───── SOURCE DATA ─────

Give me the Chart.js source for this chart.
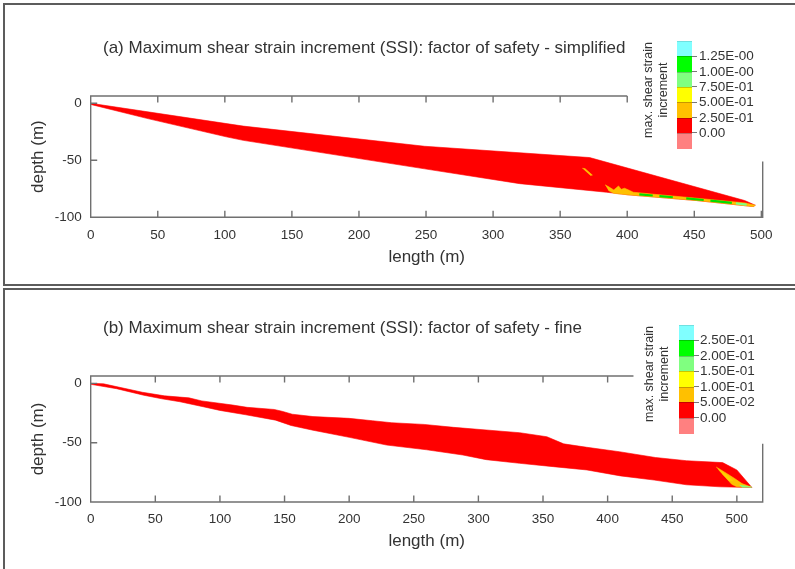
<!DOCTYPE html>
<html><head><meta charset="utf-8">
<script src="https://cdn.jsdelivr.net/npm/chart.js@4.4.0/dist/chart.umd.min.js"></script>
<style>
html,body{margin:0;padding:0;background:#fff;}
body{width:795px;height:569px;position:relative;overflow:hidden;font-family:"Liberation Sans",Arial,Helvetica,sans-serif;color:#333;}
.box{position:absolute;left:3px;width:830px;border:2px solid #5c5c5c;box-sizing:border-box;}
canvas{position:absolute;left:0;}
.title{position:absolute;left:103px;font-size:17px;line-height:20px;white-space:nowrap;color:#333;}
.sw{position:absolute;width:15px;box-sizing:border-box;}
.cbl{position:absolute;font-size:13.5px;line-height:14px;white-space:nowrap;color:#333;}
.cbt{position:absolute;height:1px;width:5px;background:#777;}
.rot{position:absolute;width:130px;height:30px;font-size:12.5px;line-height:15px;text-align:center;transform:rotate(-90deg);white-space:nowrap;color:#333;}
</style></head>
<body>
<div class="box" style="top:3px;height:283px"></div>
<div class="box" style="top:288px;height:300px"></div>
<canvas id="chartA" width="795" height="287" style="top:0"></canvas>
<canvas id="chartB" width="795" height="281" style="top:288px"></canvas>
<div class="title" style="top:38px">(a) Maximum shear strain increment (SSI): factor of safety - simplified</div>
<div class="title" style="top:318px">(b) Maximum shear strain increment (SSI): factor of safety - fine</div>
<div id="legA"></div><div id="legB"></div>
<script>
// ---------- data ----------
const xTicksA = [0, 50, 100, 150, 200, 250, 300, 350, 400, 450, 500];
const xTicksB = [0, 50, 100, 150, 200, 250, 300, 350, 400, 450, 500];
const yTicks = [-100, -50, 0];

const cbColors = ['#80ffff', '#00ff00', '#80ff80', '#ffff00', '#ffc000', '#ff0000', '#ff8080'];
const cbLabelsA = ['1.25E-00', '1.00E-00', '7.50E-01', '5.00E-01', '2.50E-01', '0.00'];
const cbLabelsB = ['2.50E-01', '2.00E-01', '1.50E-01', '1.00E-01', '5.00E-02', '0.00'];

// Panel (a) - simplified
const aTopLength = [0, 113.7, 249, 372, 487.6, 495.5];
const aTopDepth = [0, -20, -37.7, -47.6, -85.3, -89.4];
const aBottomLength = [494, 451.5, 400.6, 384.5, 319.9, 249, 113.7, 101, 41.7, 0];
const aBottomDepth = [-90.6, -85.3, -80.3, -78, -70.5, -57.5, -32.5, -29.4, -13.2, -1];
const aSliverLength = [366.5, 368.5, 374, 372.5];
const aSliverDepth = [-57, -57.3, -63, -63.4];
const aOrangeLength = [383.5, 386.5, 390, 393.5, 395.5, 398, 401, 404.5, 420, 452, 488, 495.5, 494, 452, 400.6, 390, 386];
const aOrangeDepth = [-71.5, -73.5, -76, -72.5, -75.5, -74.5, -76, -78, -79.8, -83.3, -87.4, -89.5, -90.6, -85.3, -80.3, -79, -76.5];
const aGreenLength = [409, 419, 424, 434, 444, 457, 462, 478];
const aGreenDepth = [-79.9, -80.9, -81.4, -82.4, -83.4, -84.8, -85.4, -87.4];
const aLightGreenLength = [481, 489];
const aLightGreenDepth = [-87.8, -88.8];

// Panel (b) - fine
const bTopLength = [0, 10, 40, 57, 76, 86, 110, 121, 142, 148, 156, 172, 200, 218, 233, 258, 281, 306, 332, 353, 366, 384, 409, 437, 461, 489, 500, 511.5];
const bTopDepth = [0, -0.4, -7.5, -10.5, -12.2, -14.8, -18.3, -20.2, -22, -23.5, -26, -28, -29.5, -31.5, -33.2, -34.6, -37.1, -39.3, -41.6, -45, -51, -53.9, -57.6, -62.5, -65.2, -66.8, -73, -87.6];
const bBottomLength = [511.5, 487, 461, 436, 410, 384, 358, 332, 306, 288, 260, 229, 200, 172, 155, 143, 120, 100, 87, 69, 55, 41, 20, 0];
const bBottomDepth = [-87.8, -87.2, -85.5, -81.5, -78, -73, -70.2, -67.4, -64.3, -60.4, -56, -52, -45.5, -39.5, -35.5, -31, -26.5, -22.8, -19.7, -15.5, -13, -10, -4.5, -0.8];
const bOrangeLength = [484, 490, 498, 504, 511, 500, 496, 491, 486];
const bOrangeDepth = [-70.5, -74.5, -80, -84.5, -87.3, -87.2, -85, -79, -73];
const bYellowLength = [485.5, 491, 497, 494, 489];
const bYellowDepth = [-72, -76.5, -82, -82, -76.5];
const bLightGreenLength = [502, 511.5, 504];
const bLightGreenDepth = [-85.7, -87.5, -87.5];

// ---------- helpers ----------
const FONT = '"Liberation Sans", Arial, Helvetica, sans-serif';
const TEXT = '#333333';
const AXIS = '#707070';

function pts(xs, ys) { return xs.map((x, i) => ({x: x, y: ys[i]})); }
function ring(tx, ty, bx, by) { return pts(tx, ty).concat(pts(bx, by)); }
function dashes(xs, ys) {
  const out = [];
  for (let i = 0; i < xs.length; i += 2) {
    out.push({x: xs[i], y: ys[i]}, {x: xs[i + 1], y: ys[i + 1]});
    if (i + 2 < xs.length) out.push({x: (xs[i + 1] + xs[i + 2]) / 2, y: null});
  }
  return out;
}
function polyDs(data, color, order) {
  return {data: data, backgroundColor: color, borderColor: color, borderWidth: 0.6,
    fill: 'shape', pointRadius: 0, tension: 0, order: order};
}
function lineDs(data, color, w, order) {
  return {data: data, borderColor: color, backgroundColor: color, borderWidth: w,
    fill: false, pointRadius: 0, tension: 0, spanGaps: false, order: order};
}

const framePlugin = {
  id: 'frame',
  afterDraw(chart, args, opts) {
    const ctx = chart.ctx, ca = chart.chartArea, x = chart.scales.x, y = chart.scales.y;
    const L = 6.5;
    const topEnd = x.getPixelForValue(opts.topEnd);
    const rightStart = y.getPixelForValue(opts.rightStart);
    ctx.save();
    ctx.strokeStyle = AXIS;
    ctx.lineWidth = 1.4;
    ctx.beginPath();
    ctx.moveTo(topEnd, ca.top); ctx.lineTo(ca.left, ca.top); ctx.lineTo(ca.left, ca.bottom);
    ctx.lineTo(ca.right, ca.bottom); ctx.lineTo(ca.right, rightStart);
    x.ticks.forEach(t => {
      const p = x.getPixelForValue(t.value);
      ctx.moveTo(p, ca.bottom); ctx.lineTo(p, ca.bottom - L);
      if (p <= topEnd + 1) { ctx.moveTo(p, ca.top); ctx.lineTo(p, ca.top + L); }
    });
    y.ticks.forEach(t => {
      const p = y.getPixelForValue(t.value);
      ctx.moveTo(ca.left, p); ctx.lineTo(ca.left + L, p);
    });
    ctx.stroke();
    ctx.restore();
  }
};

function makeChart(id, datasets, p) {
  return new Chart(document.getElementById(id), {
    type: 'line',
    data: {datasets: datasets},
    options: {
      responsive: false, animation: false, devicePixelRatio: 1,
      layout: {padding: p.padding},
      plugins: {legend: {display: false}, tooltip: {enabled: false},
        frame: {topEnd: p.topEnd, rightStart: p.rightStart}},
      scales: {
        x: {type: 'linear', min: 0, max: p.xMax,
          afterBuildTicks: s => { s.ticks = p.xTicks.map(v => ({value: v})); },
          afterFit: s => { s.height = p.xH; },
          grid: {display: false, drawTicks: false}, border: {display: false},
          ticks: {color: TEXT, font: {family: FONT, size: 13.5}, padding: 9.5, maxRotation: 0, autoSkip: false},
          title: {display: true, text: 'length (m)', color: TEXT, font: {family: FONT, size: 17}, padding: 0}},
        y: {type: 'linear', min: -100, max: p.yMax,
          afterBuildTicks: s => { s.ticks = yTicks.map(v => ({value: v})); },
          afterFit: s => { s.width = p.yW; },
          grid: {display: false, drawTicks: false}, border: {display: false},
          ticks: {color: TEXT, font: {family: FONT, size: 13.5}, padding: 9},
          title: {display: true, text: 'depth (m)', color: TEXT, font: {family: FONT, size: 17}, padding: 0}}
      }
    },
    plugins: [framePlugin]
  });
}

function makeColorbar(id, left, top, h, labels, labelLeft, rcx, rcy) {
  const el = document.getElementById(id);
  let html = '';
  cbColors.forEach((c, i) => {
    html += '<div class="sw" style="left:' + left + 'px;top:' + (top + i * h) + 'px;height:' + (h + 0.5) + 'px;background:' + c +
      (i > 0 ? ';border-top:1px solid rgba(0,0,0,0.22)' : ';border-top:1px solid rgba(0,0,0,0.12)') + '"></div>';
  });
  labels.forEach((t, i) => {
    const yb = top + (i + 1) * h;
    html += '<div class="cbt" style="left:' + (left + 15) + 'px;top:' + (yb - 0.5) + 'px"></div>';
    html += '<div class="cbl" style="left:' + labelLeft + 'px;top:' + (yb - 7) + 'px">' + t + '</div>';
  });
  html += '<div class="rot" style="left:' + (rcx - 65) + 'px;top:' + (rcy - 15) + 'px">max. shear strain<br>increment</div>';
  el.innerHTML = html;
}

makeChart('chartA', [
  lineDs(dashes(aGreenLength, aGreenDepth), '#00dd00', 2.2, 1),
  lineDs(pts(aLightGreenLength, aLightGreenDepth), '#80ff80', 2.2, 1),
  polyDs(pts(aSliverLength, aSliverDepth), '#ffc000', 2),
  polyDs(pts(aOrangeLength, aOrangeDepth), '#ffc000', 2),
  polyDs(ring(aTopLength, aTopDepth, aBottomLength, aBottomDepth), '#ff0000', 3)
], {padding: {left: 27.8, top: 96, right: 32.3, bottom: 19.1}, xH: 50.6, yW: 62.9,
    xMax: 501, yMax: 6.4, xTicks: xTicksA, topEnd: 400, rightStart: -51});

makeChart('chartB', [
  polyDs(pts(bLightGreenLength, bLightGreenDepth), '#80ff80', 1),
  polyDs(pts(bYellowLength, bYellowDepth), '#ffd000', 1),
  polyDs(pts(bOrangeLength, bOrangeDepth), '#ffc000', 2),
  polyDs(ring(bTopLength, bTopDepth, bBottomLength, bBottomDepth), '#ff0000', 3)
], {padding: {left: 27.8, top: 88, right: 32.3, bottom: 17.1}, xH: 49.9, yW: 62.9,
    xMax: 520, yMax: 6.2, xTicks: xTicksB, topEnd: 420, rightStart: -51});

makeColorbar('legA', 677, 41, 15.3, cbLabelsA, 699, 655.5, 89.7);
makeColorbar('legB', 679, 325, 15.47, cbLabelsB, 700, 657, 374.2);
</script>
</body></html>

─────

WORK INSTRUCTIONS
Omitting all pictures, restate exactly the lines of the material from its start through the line that contains "const yTicks = [-100, -50, 0];".

OUTPUT OF THE EXERCISE
Give me the Chart.js source for this chart.
<!DOCTYPE html>
<html><head><meta charset="utf-8">
<script src="https://cdn.jsdelivr.net/npm/chart.js@4.4.0/dist/chart.umd.min.js"></script>
<style>
html,body{margin:0;padding:0;background:#fff;}
body{width:795px;height:569px;position:relative;overflow:hidden;font-family:"Liberation Sans",Arial,Helvetica,sans-serif;color:#333;}
.box{position:absolute;left:3px;width:830px;border:2px solid #5c5c5c;box-sizing:border-box;}
canvas{position:absolute;left:0;}
.title{position:absolute;left:103px;font-size:17px;line-height:20px;white-space:nowrap;color:#333;}
.sw{position:absolute;width:15px;box-sizing:border-box;}
.cbl{position:absolute;font-size:13.5px;line-height:14px;white-space:nowrap;color:#333;}
.cbt{position:absolute;height:1px;width:5px;background:#777;}
.rot{position:absolute;width:130px;height:30px;font-size:12.5px;line-height:15px;text-align:center;transform:rotate(-90deg);white-space:nowrap;color:#333;}
</style></head>
<body>
<div class="box" style="top:3px;height:283px"></div>
<div class="box" style="top:288px;height:300px"></div>
<canvas id="chartA" width="795" height="287" style="top:0"></canvas>
<canvas id="chartB" width="795" height="281" style="top:288px"></canvas>
<div class="title" style="top:38px">(a) Maximum shear strain increment (SSI): factor of safety - simplified</div>
<div class="title" style="top:318px">(b) Maximum shear strain increment (SSI): factor of safety - fine</div>
<div id="legA"></div><div id="legB"></div>
<script>
// ---------- data ----------
const xTicksA = [0, 50, 100, 150, 200, 250, 300, 350, 400, 450, 500];
const xTicksB = [0, 50, 100, 150, 200, 250, 300, 350, 400, 450, 500];
const yTicks = [-100, -50, 0];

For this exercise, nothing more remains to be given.